_Extracted material_
□ □ □

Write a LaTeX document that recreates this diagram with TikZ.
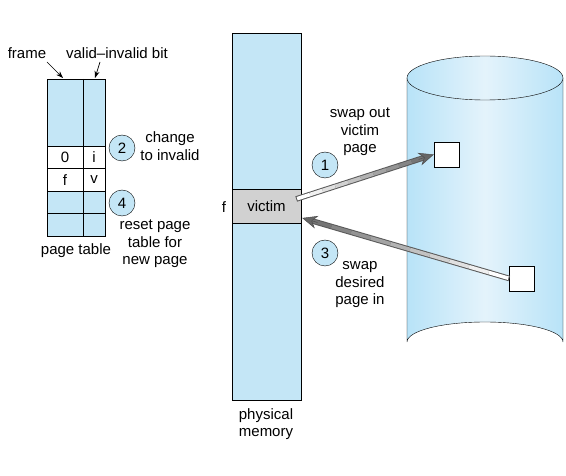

□ □ □

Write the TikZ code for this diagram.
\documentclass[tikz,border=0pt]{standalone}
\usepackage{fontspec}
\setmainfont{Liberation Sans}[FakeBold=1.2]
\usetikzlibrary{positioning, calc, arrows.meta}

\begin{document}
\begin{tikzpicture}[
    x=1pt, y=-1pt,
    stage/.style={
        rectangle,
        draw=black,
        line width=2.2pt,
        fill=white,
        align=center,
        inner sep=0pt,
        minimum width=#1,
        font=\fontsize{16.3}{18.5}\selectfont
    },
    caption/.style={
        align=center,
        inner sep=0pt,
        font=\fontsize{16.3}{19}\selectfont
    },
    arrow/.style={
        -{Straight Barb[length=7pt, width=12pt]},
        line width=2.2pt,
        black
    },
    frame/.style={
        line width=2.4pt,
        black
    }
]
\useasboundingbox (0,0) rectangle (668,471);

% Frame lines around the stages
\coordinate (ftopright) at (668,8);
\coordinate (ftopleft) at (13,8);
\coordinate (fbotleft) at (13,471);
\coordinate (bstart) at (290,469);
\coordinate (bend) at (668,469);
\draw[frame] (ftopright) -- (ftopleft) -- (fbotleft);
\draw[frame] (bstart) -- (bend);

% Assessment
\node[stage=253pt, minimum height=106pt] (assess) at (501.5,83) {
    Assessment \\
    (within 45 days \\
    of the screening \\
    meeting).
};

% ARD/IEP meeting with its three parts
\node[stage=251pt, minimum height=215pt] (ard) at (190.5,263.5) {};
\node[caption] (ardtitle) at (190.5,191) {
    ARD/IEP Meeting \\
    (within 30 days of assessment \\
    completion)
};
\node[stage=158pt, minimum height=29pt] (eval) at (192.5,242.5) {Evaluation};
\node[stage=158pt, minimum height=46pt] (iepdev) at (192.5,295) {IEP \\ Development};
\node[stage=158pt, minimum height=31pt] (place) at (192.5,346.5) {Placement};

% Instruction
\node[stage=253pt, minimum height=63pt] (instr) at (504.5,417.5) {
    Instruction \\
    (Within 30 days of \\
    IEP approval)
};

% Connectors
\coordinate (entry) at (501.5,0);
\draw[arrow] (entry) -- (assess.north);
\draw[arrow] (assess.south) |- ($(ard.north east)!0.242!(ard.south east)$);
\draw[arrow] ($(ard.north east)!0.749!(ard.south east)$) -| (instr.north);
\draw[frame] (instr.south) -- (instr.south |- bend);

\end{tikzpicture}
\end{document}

□ □ □

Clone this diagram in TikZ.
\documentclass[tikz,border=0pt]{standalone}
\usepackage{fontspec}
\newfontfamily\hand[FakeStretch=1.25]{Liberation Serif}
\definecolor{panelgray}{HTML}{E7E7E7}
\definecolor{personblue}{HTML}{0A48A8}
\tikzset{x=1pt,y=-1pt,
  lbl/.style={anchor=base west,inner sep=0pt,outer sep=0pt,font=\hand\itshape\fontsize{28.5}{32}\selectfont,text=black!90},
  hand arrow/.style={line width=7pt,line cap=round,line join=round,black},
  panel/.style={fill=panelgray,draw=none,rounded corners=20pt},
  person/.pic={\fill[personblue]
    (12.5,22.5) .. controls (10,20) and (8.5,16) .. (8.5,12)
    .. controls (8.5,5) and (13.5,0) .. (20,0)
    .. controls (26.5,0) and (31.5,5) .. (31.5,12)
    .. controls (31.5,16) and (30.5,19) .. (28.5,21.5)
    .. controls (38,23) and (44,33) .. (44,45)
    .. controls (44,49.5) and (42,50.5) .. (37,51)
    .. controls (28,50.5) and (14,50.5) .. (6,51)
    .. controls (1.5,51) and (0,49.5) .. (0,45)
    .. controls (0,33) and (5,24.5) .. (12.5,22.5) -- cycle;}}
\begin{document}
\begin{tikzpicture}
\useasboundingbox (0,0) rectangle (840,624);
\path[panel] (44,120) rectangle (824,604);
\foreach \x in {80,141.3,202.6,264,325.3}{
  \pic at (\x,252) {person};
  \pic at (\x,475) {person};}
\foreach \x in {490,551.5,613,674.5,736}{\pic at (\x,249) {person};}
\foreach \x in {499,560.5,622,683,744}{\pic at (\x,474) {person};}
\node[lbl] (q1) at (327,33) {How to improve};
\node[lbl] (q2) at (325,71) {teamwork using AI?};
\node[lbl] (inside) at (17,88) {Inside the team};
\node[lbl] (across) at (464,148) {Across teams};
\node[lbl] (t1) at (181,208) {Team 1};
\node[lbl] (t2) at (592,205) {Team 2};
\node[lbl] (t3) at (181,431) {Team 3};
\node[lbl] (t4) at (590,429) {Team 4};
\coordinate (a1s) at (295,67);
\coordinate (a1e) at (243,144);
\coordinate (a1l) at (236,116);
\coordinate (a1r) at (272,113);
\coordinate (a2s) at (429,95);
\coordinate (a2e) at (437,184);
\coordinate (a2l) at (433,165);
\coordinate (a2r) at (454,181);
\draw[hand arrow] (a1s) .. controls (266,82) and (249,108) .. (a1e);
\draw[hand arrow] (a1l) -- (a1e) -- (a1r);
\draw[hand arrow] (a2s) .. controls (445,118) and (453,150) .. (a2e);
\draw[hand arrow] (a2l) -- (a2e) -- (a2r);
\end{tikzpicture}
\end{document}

□ □ □

_What you should do_
Write out again only the lines from the line containing "Write the TikZ code for this diagram." through the line containing "minimum height=31pt] (place)", both included, exactly as they are.

_Answer to this task_
Write the TikZ code for this diagram.
\documentclass[tikz,border=0pt]{standalone}
\usepackage{fontspec}
\setmainfont{Liberation Sans}[FakeBold=1.2]
\usetikzlibrary{positioning, calc, arrows.meta}

\begin{document}
\begin{tikzpicture}[
    x=1pt, y=-1pt,
    stage/.style={
        rectangle,
        draw=black,
        line width=2.2pt,
        fill=white,
        align=center,
        inner sep=0pt,
        minimum width=#1,
        font=\fontsize{16.3}{18.5}\selectfont
    },
    caption/.style={
        align=center,
        inner sep=0pt,
        font=\fontsize{16.3}{19}\selectfont
    },
    arrow/.style={
        -{Straight Barb[length=7pt, width=12pt]},
        line width=2.2pt,
        black
    },
    frame/.style={
        line width=2.4pt,
        black
    }
]
\useasboundingbox (0,0) rectangle (668,471);

% Frame lines around the stages
\coordinate (ftopright) at (668,8);
\coordinate (ftopleft) at (13,8);
\coordinate (fbotleft) at (13,471);
\coordinate (bstart) at (290,469);
\coordinate (bend) at (668,469);
\draw[frame] (ftopright) -- (ftopleft) -- (fbotleft);
\draw[frame] (bstart) -- (bend);

% Assessment
\node[stage=253pt, minimum height=106pt] (assess) at (501.5,83) {
    Assessment \\
    (within 45 days \\
    of the screening \\
    meeting).
};

% ARD/IEP meeting with its three parts
\node[stage=251pt, minimum height=215pt] (ard) at (190.5,263.5) {};
\node[caption] (ardtitle) at (190.5,191) {
    ARD/IEP Meeting \\
    (within 30 days of assessment \\
    completion)
};
\node[stage=158pt, minimum height=29pt] (eval) at (192.5,242.5) {Evaluation};
\node[stage=158pt, minimum height=46pt] (iepdev) at (192.5,295) {IEP \\ Development};
\node[stage=158pt, minimum height=31pt] (place) at (192.5,346.5) {Placement};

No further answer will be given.